风北心里一直惦记着你,一直等着最疼他的妈妈能回家再抱抱他。

后来你回来了,却因为白皎皎而以泪洗面,风北看在眼里,硬是拿钱去把皎皎买了回来。

但是风北也能感觉到,时过境迁,你对他冷淡了很多,所以他疯狂的想得到你的关注。

然后他发现只要他对皎皎好,你就会夸他,会对他露笑脸,还会给他夹喜欢吃的菜。

反而他向着糯糯说话时,你就沉着脸,对他冷暴力。

就是因为你的潜移默化,缺爱的风北才会越来越变得越来越扭曲。”

沈秋韵不满道:“这也能怪我!手心手背都是肉,可也有薄有厚!你就不偏心吗?你要是不偏心你干嘛对皎皎和云糯区别对待?”

云风东骂道:“白皎皎算个屁!你信不信我现在就能去精神病院踹她两脚!”

沈秋韵:“……”

云风东嗤了一声,自嘲:“我也是有病,你三观都崩成这样了,我还指望靠几句话让你内疚,你这种自私自利的人,怎么可能内耗?”

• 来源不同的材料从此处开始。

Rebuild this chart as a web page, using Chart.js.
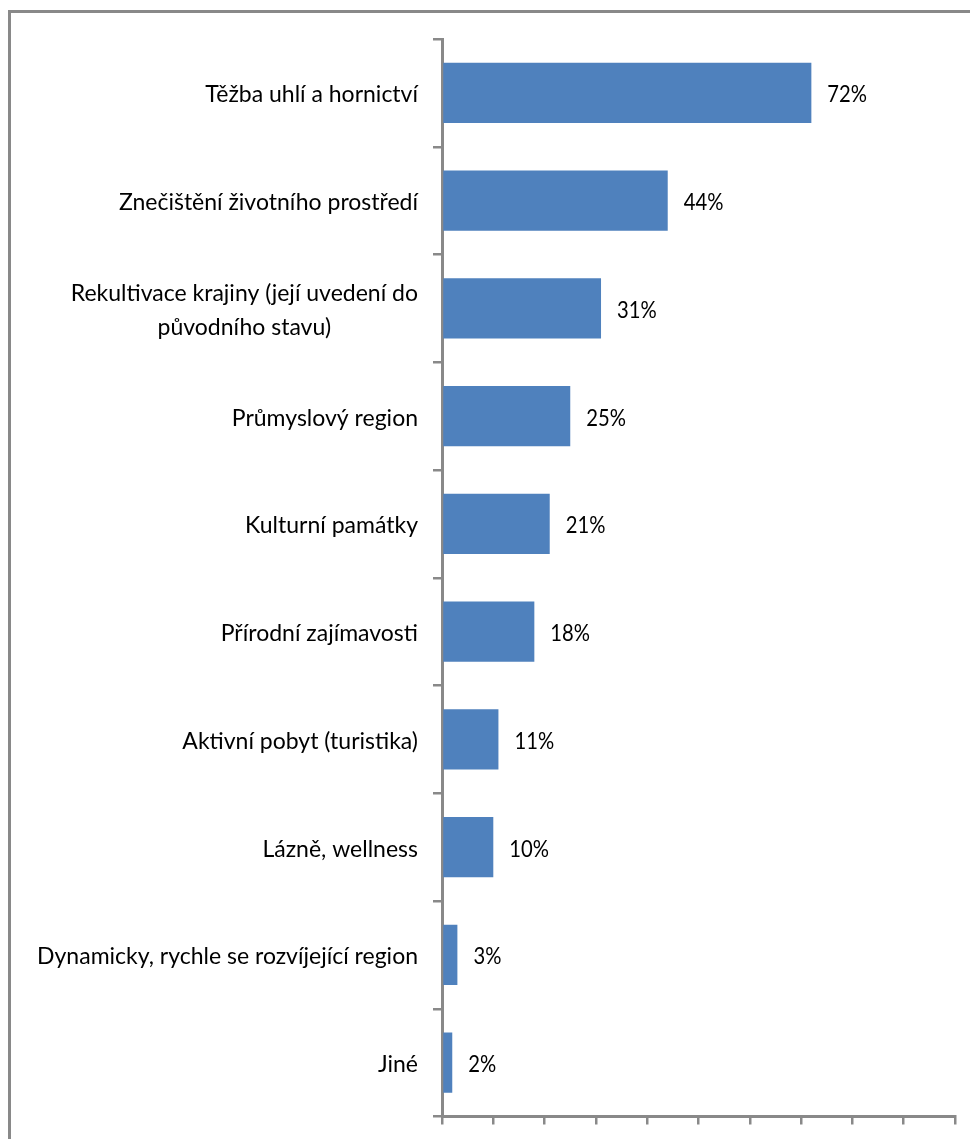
<!DOCTYPE html>
<html>
<head>
<meta charset="utf-8">
<script src="https://cdn.jsdelivr.net/npm/chart.js@4"></script>
<style>
    body { margin: 0; overflow: hidden; background: #fff; }
    .frame { position: absolute; left: 8px; top: 10px; width: 1000px; height: 1200px; border: 3px solid #898989; }
    .chartBox { position: absolute; left: 0; top: 0; width: 970px; height: 1139px; }
</style>
</head>
<body>
<div class="frame"></div>
<div class="chartBox"><canvas id="myChart"></canvas></div>
<script>
// categories, top to bottom
const categories = [
    'Těžba uhlí a hornictví',
    'Znečištění životního prostředí',
    ['Rekultivace krajiny (její uvedení do', 'původního stavu)'],
    'Průmyslový region',
    'Kulturní památky',
    'Přírodní zajímavosti',
    'Aktivní pobyt (turistika)',
    'Lázně, wellness',
    'Dynamicky, rychle se rozvíjející region',
    'Jiné'
];
// share of answers in %
const shares = [72, 44, 31, 25, 21, 18, 11, 10, 3, 2];
// x axis: 0..100 %, tick every 10
const axisMin = 0;
const axisMax = 100;
const axisStep = 10;

const barColor = '#4F81BD';
const axisColor = '#898989';
const fontSize = 23;
const fontFamily = 'Lato';
const valueStretch = 0.88;   // digits a bit narrower
const lineHeight = 34;

// draws the category names (multi-line ones centred) and the % values after each bar
const textPlugin = {
    id: 'barTexts',
    afterDatasetsDraw(chart) {
        const ctx = chart.ctx;
        const yScale = chart.scales.y;
        const meta = chart.getDatasetMeta(0);
        ctx.save();
        ctx.font = `${fontSize}px ${fontFamily}`;
        ctx.fillStyle = '#000';
        ctx.textBaseline = 'middle';
        ctx.textAlign = 'center';

        categories.forEach((cat, i) => {
            const lines = Array.isArray(cat) ? cat : [cat];
            const y = yScale.getPixelForTick(i) + 2;
            const right = yScale.right - 24;
            const blockWidth = Math.max(...lines.map(l => ctx.measureText(l).width));
            lines.forEach((line, j) => {
                const ly = y + (j - (lines.length - 1) / 2) * lineHeight;
                ctx.fillText(line, right - blockWidth / 2, ly);
            });
        });

        ctx.textAlign = 'left';
        meta.data.forEach((bar, i) => {
            ctx.save();
            ctx.translate(bar.x + 16, bar.y + 2);
            ctx.scale(valueStretch, 1);
            ctx.fillText(shares[i] + '%', 0, 0);
            ctx.restore();
        });
        ctx.restore();
    }
};

const ctx = document.getElementById('myChart').getContext('2d');
window.myChart = new Chart(ctx, {
    type: 'bar',
    data: {
        labels: categories,
        datasets: [{
            data: shares,
            backgroundColor: barColor,
            borderWidth: 0,
            categoryPercentage: 1,
            barPercentage: 0.557
        }]
    },
    options: {
        indexAxis: 'y',
        responsive: true,
        maintainAspectRatio: false,
        animation: false,
        layout: {
            padding: { top: 39, right: 15, left: 0, bottom: 0 }
        },
        plugins: {
            legend: { display: false },
            tooltip: { enabled: false }
        },
        scales: {
            x: {
                min: axisMin,
                max: axisMax,
                ticks: { stepSize: axisStep, display: false },
                grid: { drawOnChartArea: false, tickLength: 8, color: axisColor, lineWidth: 2.5 },
                border: { color: axisColor, width: 3 },
                afterFit(scale) { scale.height = 22.5; }
            },
            y: {
                ticks: { display: false },
                grid: { offset: true, drawOnChartArea: false, tickLength: 9, color: axisColor, lineWidth: 2.5 },
                border: { color: axisColor, width: 3 },
                afterFit(scale) { scale.width = 442; }
            }
        }
    },
    plugins: [textPlugin]
});
</script>
</body>
</html>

他站起来道:“不过你也不用得意,就算你的刑期只有三年,你以为三年之后你就能出来了?”

沈秋韵一怔,戒备的看着云风东。

云风东冷哼一声道:“云糯走了,周淮京窝了一肚子怨气,你觉得他会把气撒在谁身上?”

眼见着云风东要离开,沈秋韵突然站起来,急迫的对狱警拍喊道:“有人要害我!警察同志,有人要害我!我要申请人身保护令!”

“坐下!肃静!你要是再闹我们就要实行强制措施了!”

云风东身后,沈秋韵的头被按在桌子上,不得动弹。

墓地前,云风东卖力的薅着地上的草,手磨破了也没感觉。

他脑子里反复回想着沈秋韵理所应当的嘴脸,想着当年在国外,周淮京帮他追回抢他实验数据的小偷,还请他喝酒的场景。

每次午夜梦回,想到当时的情景时,云风东都辗转难眠。

他当时……怎么就没说实话呢。

善恶总是在一瞬间,当时做贼心虚,只想把谎话圆过去,一时的心里安慰,哪想过还会有东窗事发的一天。

人总是这样,习惯性的欺骗别人,同时也欺骗自己。

他木讷的薅草,不知道要进行到什么时候。

云糯等了十几分钟后,见云风东不走,便自己先行离开了。

她决定换个时间再来。

慢悠悠的开着车,沿着大路走,云糯寻思着今晚住在哪里好呢?

她戴着宽檐帽和大墨镜,小脸几乎遮的严严实实,沿途的监控也拍不到她的正脸。

就这么漫无目的的开着车,云糯转回了云家。

云家别墅现在没人住,大门关着。

云糯犹豫了下,还是没敢上前,怕离开的时间太短,周淮京的人仍然在这里蹲梢。

“还是去酒店吧。”

酒店也不是随便去的,为了躲过周淮京蛛网般严密的情报网,云糯可是花了不少功夫。

顺利入住之后,她洗了澡,穿着睡衣坐在床边边看电视边吃水果。

电视里播着今天的财经报道。

周氏上京新贵的地位已经坐稳,老牌家族岌岌可危,一个个仿佛长了阴阳脸,当面一套,背后一套。

财经报道每天都像趴在下水道里的偷窥狂一样,不断揣测深挖着豪门之间的拉锯战,阴谋论一套接一套,真假掺半,听着还挺有意思的。

而随着报道,周淮京的身影从新闻里横穿而过,记者们一见到他就蜂拥着想上前采访,然而还没等近身就被互相组成人墙的保镖拦下了。

但媒体还是将镜头对准周淮京,拍下他冷脸离开的三秒视频。

云糯按了下手里的遥控器。

等她意识到自己的动作时,电视画面已经定格了。